Unshakeable Grace


Unshakeable Grace
Unshakeable Grace

Jubilee Preaching Aid for August 24, 2025

Readings for the Eleventh Sunday after Pentecost (Year C)

  • Jeremiah 1:4-10
  • Psalm 71:1-6
  • Hebrews 12:18-29
  • Luke 13:10-17

Reflecting on the Revised Common Lectionary passages for the Eleventh Sunday after Pentecost in the context of Jubilee 2025, the Old Testament and the Epistle texts spoke to me about how we as people of faith can proclaim the year of Jubilee with confidence in the unshakeable reign of God.

In Jeremiah 1, the prophet hears God calling him before he even knows how to speak:

“Before I formed you in the womb I knew you, and before you were born, I consecrated you; I appointed you a prophet to the nations.”

It is a word of divine initiation and purpose. Jeremiah doesn’t volunteer for the role. He’s young, unsure, and overwhelmed. But God promises to be with him, to give him the words, and to give him the courage to uproot and to plant.

We often think that calls to justice, to hope, to visions like Jubilee — the biblical dream of freedom, justice, and debt forgiveness — are for someone else.
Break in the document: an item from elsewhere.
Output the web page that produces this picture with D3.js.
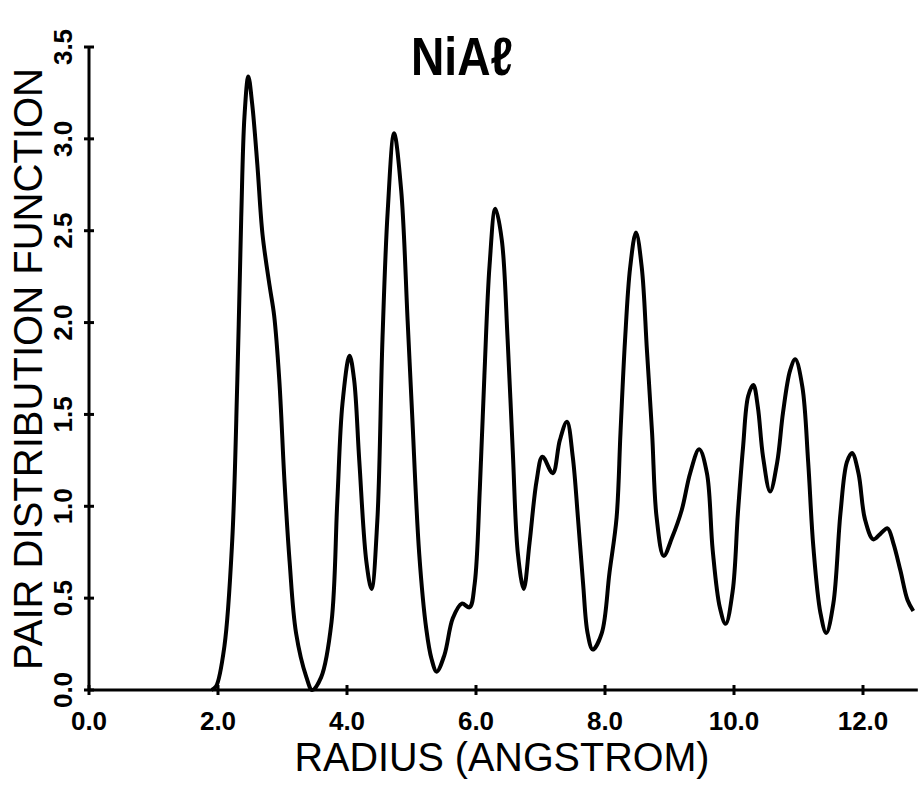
<!DOCTYPE html>
<html>
<head>
<meta charset="utf-8">
<script src="https://cdn.jsdelivr.net/npm/d3@7"></script>
<style>
 body { margin: 0; background: #fff; }
 text { font-family: "Liberation Sans", Arial, Helvetica, sans-serif; fill: #000; }
</style>
</head>
<body>
<svg id="chart" width="920" height="788"></svg>
<script>
// radius values (angstrom)
var radius = [1.90, 1.97, 2.10, 2.22, 2.30, 2.36, 2.41, 2.47, 2.53, 2.61, 2.69, 2.80, 2.87, 2.95,
 3.03, 3.11, 3.21, 3.37, 3.46, 3.60, 3.76, 3.85, 3.93, 4.04, 4.11, 4.19, 4.30, 4.38, 4.47,
 4.55, 4.63, 4.73, 4.84, 4.94, 5.01, 5.12, 5.23, 5.31, 5.39, 5.51, 5.64, 5.78, 5.90, 5.98,
 6.06, 6.13, 6.21, 6.30, 6.40, 6.49, 6.57, 6.65, 6.74, 6.83, 6.94, 7.03, 7.19, 7.30, 7.41,
 7.50, 7.58, 7.66, 7.73, 7.81, 7.95, 8.07, 8.18, 8.24, 8.31, 8.39, 8.48, 8.57, 8.65, 8.73,
 8.80, 8.91, 9.04, 9.19, 9.32, 9.46, 9.58, 9.67, 9.78, 9.87, 9.98, 10.06, 10.14, 10.22,
 10.30, 10.37, 10.45, 10.56, 10.67, 10.76, 10.87, 10.95, 11.06, 11.15, 11.23, 11.34, 11.43,
 11.54, 11.65, 11.75, 11.83, 11.93, 12.03, 12.16, 12.27, 12.38, 12.47, 12.58, 12.69, 12.78];

// pair distribution function g(r)
var pdf = [0.00, 0.02, 0.24, 0.81, 1.69, 2.57, 3.12, 3.34, 3.19, 2.86, 2.48, 2.20, 2.04, 1.69,
 1.14, 0.70, 0.31, 0.07, 0.00, 0.07, 0.37, 1.03, 1.56, 1.82, 1.69, 1.25, 0.70, 0.55, 0.92,
 1.91, 2.60, 3.03, 2.72, 2.01, 1.50, 0.74, 0.33, 0.17, 0.10, 0.19, 0.39, 0.47, 0.45, 0.58,
 1.10, 1.71, 2.31, 2.62, 2.45, 1.91, 1.30, 0.74, 0.55, 0.80, 1.14, 1.27, 1.18, 1.36, 1.46,
 1.27, 0.94, 0.58, 0.31, 0.22, 0.31, 0.64, 0.94, 1.40, 1.90, 2.30, 2.49, 2.30, 1.85, 1.40,
 0.94, 0.73, 0.83, 0.98, 1.18, 1.31, 1.18, 0.76, 0.45, 0.36, 0.54, 0.96, 1.32, 1.60,
 1.66, 1.54, 1.27, 1.08, 1.24, 1.51, 1.74, 1.80, 1.65, 1.24, 0.78, 0.42, 0.31,
 0.47, 0.96, 1.24, 1.29, 1.18, 0.93, 0.82, 0.85, 0.88, 0.80, 0.65, 0.49, 0.43];

var xTicks = [0, 2, 4, 6, 8, 10, 12];
var yTicks = [0, 0.5, 1.0, 1.5, 2.0, 2.5, 3.0, 3.5];

var svg = d3.select('#chart');

// plot frame: origin at (89, 690)
var x = d3.scaleLinear().domain([0, 12]).range([89, 863]);
var y = d3.scaleLinear().domain([0, 3.5]).range([690, 47]);
var xEnd = 12.85;

// title
svg.append('text')
 .attr('x', 462).attr('y', 75)
 .attr('text-anchor', 'middle')
 .attr('font-size', 54)
 .attr('font-weight', 'bold')
 .attr('textLength', 102)
 .attr('lengthAdjust', 'spacingAndGlyphs')
 .text('NiAℓ');

// x axis
var xAxis = svg.append('g').attr('transform', 'translate(0,690)');
xAxis.append('line')
 .attr('x1', x(0)).attr('x2', x(xEnd))
 .style('stroke', '#000').style('stroke-width', '3px');
xAxis.selectAll('.xt').data(xTicks).enter().append('line')
 .attr('x1', function(d){ return x(d); }).attr('x2', function(d){ return x(d); })
 .attr('y1', -5).attr('y2', 5)
 .style('stroke', '#000').style('stroke-width', '3px');
xAxis.selectAll('.xl').data(xTicks).enter().append('text')
 .attr('x', function(d){ return x(d); })
 .attr('y', 40)
 .attr('text-anchor', 'middle')
 .attr('font-size', 26)
 .attr('font-weight', 'bold')
 .text(function(d){ return d3.format('.1f')(d); });

// y axis
var yAxis = svg.append('g').attr('transform', 'translate(' + x(0) + ',0)');
yAxis.append('line')
 .attr('y1', y(0)).attr('y2', y(3.5))
 .style('stroke', '#000').style('stroke-width', '3px');
yAxis.selectAll('.yt').data(yTicks).enter().append('line')
 .attr('x1', -5).attr('x2', 5)
 .attr('y1', function(d){ return y(d); }).attr('y2', function(d){ return y(d); })
 .style('stroke', '#000').style('stroke-width', '3px');
yAxis.selectAll('.yl').data(yTicks).enter().append('text')
 .attr('transform', function(d){ return 'translate(-17,' + y(d) + ') rotate(-90)'; })
 .attr('text-anchor', 'middle')
 .attr('font-size', 26)
 .attr('font-weight', 'bold')
 .text(function(d){ return d3.format('.1f')(d); });

// axis titles
svg.append('text')
 .attr('x', 502).attr('y', 771)
 .attr('text-anchor', 'middle')
 .attr('font-size', 41)
 .attr('textLength', 415)
 .attr('lengthAdjust', 'spacingAndGlyphs')
 .text('RADIUS  (ANGSTROM)');

svg.append('text')
 .attr('transform', 'translate(42,369) rotate(-90)')
 .attr('text-anchor', 'middle')
 .attr('font-size', 40)
 .attr('textLength', 602)
 .attr('lengthAdjust', 'spacingAndGlyphs')
 .text('PAIR  DISTRIBUTION  FUNCTION');

// the g(r) trace
var points = radius.map(function(r, i){ return [r, pdf[i]]; });
var line = d3.line()
 .x(function(d){ return x(d[0]); })
 .y(function(d){ return y(d[1]); })
 .curve(d3.curveCatmullRom.alpha(0.5));

svg.append('path')
 .datum(points)
 .attr('d', line)
 .style('fill', 'none')
 .style('stroke', '#000')
 .style('stroke-width', '4px')
 .style('stroke-linejoin', 'round');
</script>
</body>
</html>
Someone older. Someone braver. Someone with more power. But throughout Scripture, we hear otherwise. The call to proclaim liberty — to announce good news to the poor, release to the captives, and the year of the Lord’s favour — often comes first to those who don’t think they are ready. But God sends them anyway.

Hebrews 12 reminds us of the weight and holiness of this calling. It paints a vivid contrast between two mountains: Mount Sinai, where God’s voice thundered in fearsome power, and Mount Zion, the place of grace, forgiveness, and unshakable joy.

“You have not come to something that can be touched… But you have come to Mount Zion… to the assembly of the firstborn… to Jesus, the mediator of a new covenant.”

If Sinai symbolizes a word that convicts, Zion represents the mercy that redeems. This is where Jubilee finds its grounding — not just in legal relief from debt, but in God’s secure and fixed promise of grace. Jubilee, as portrayed in Scripture, was always about more than economics — it was a prophetic preview of a restored creation, where people are no longer defined by debt, bondage, or exclusion, but by their place in God’s beloved community, and where the Earth’s resources are stewarded for the benefit of all creatures.

We live in a world that feels like it’s shaking — economically, politically, environmentally. But Hebrews promises that what will remain is the kingdom that cannot be shaken. Christ’s reign is marked not by fear, but by grace. Not by condemnation, but by mercy. Not by oppression, but by freedom.

True biblical Jubilee proclaims that forgiveness, restoration, and community matter more than profit. Jubilee resets the scales. Not just to balance the books, but to reveal God’s heart:

  • That no one is beyond redemption.
  • That no family should be trapped forever in debt.
  • That freedom and justice are God’s will for all.

Today, you and I are being called — like Jeremiah — to proclaim that kind of hope. That kind of justice. That kind of grace. Not with fire and fury, but with compassion and truth. In the face of all the suffering, prejudice, exploitation, and cruelty throughout the world, God’s reign is unfolding for those who have eyes to see – eyes of faith, not sight.

We are inheritors of a kingdom that cannot be shaken. So let us live like it. Let us speak prophetically, even if we think we are not equipped for it. Let us work for the cancelation of debts, let us speak with courage, weed out injustice, and plant peace.

For in Christ, we are already standing on Mount Zion — the place of mercy, joy, and a Jubilee that never ends. Amen.

Rev. Marianne Emig Carr is a minister in the Presbyterian Church in Canada (PCC), serving the two-point Brockville-Caintown Pastoral Charge in Eastern Ontario. Prior to becoming a minister, Marianne was a corporate lawyer for 19 years at General Motors of Canada. Marianne serves on the Steering Committee of KAIROS, is a member of the PCC Ecumenical and Interfaith Relations Committee and has been actively involved in refugee sponsorship efforts.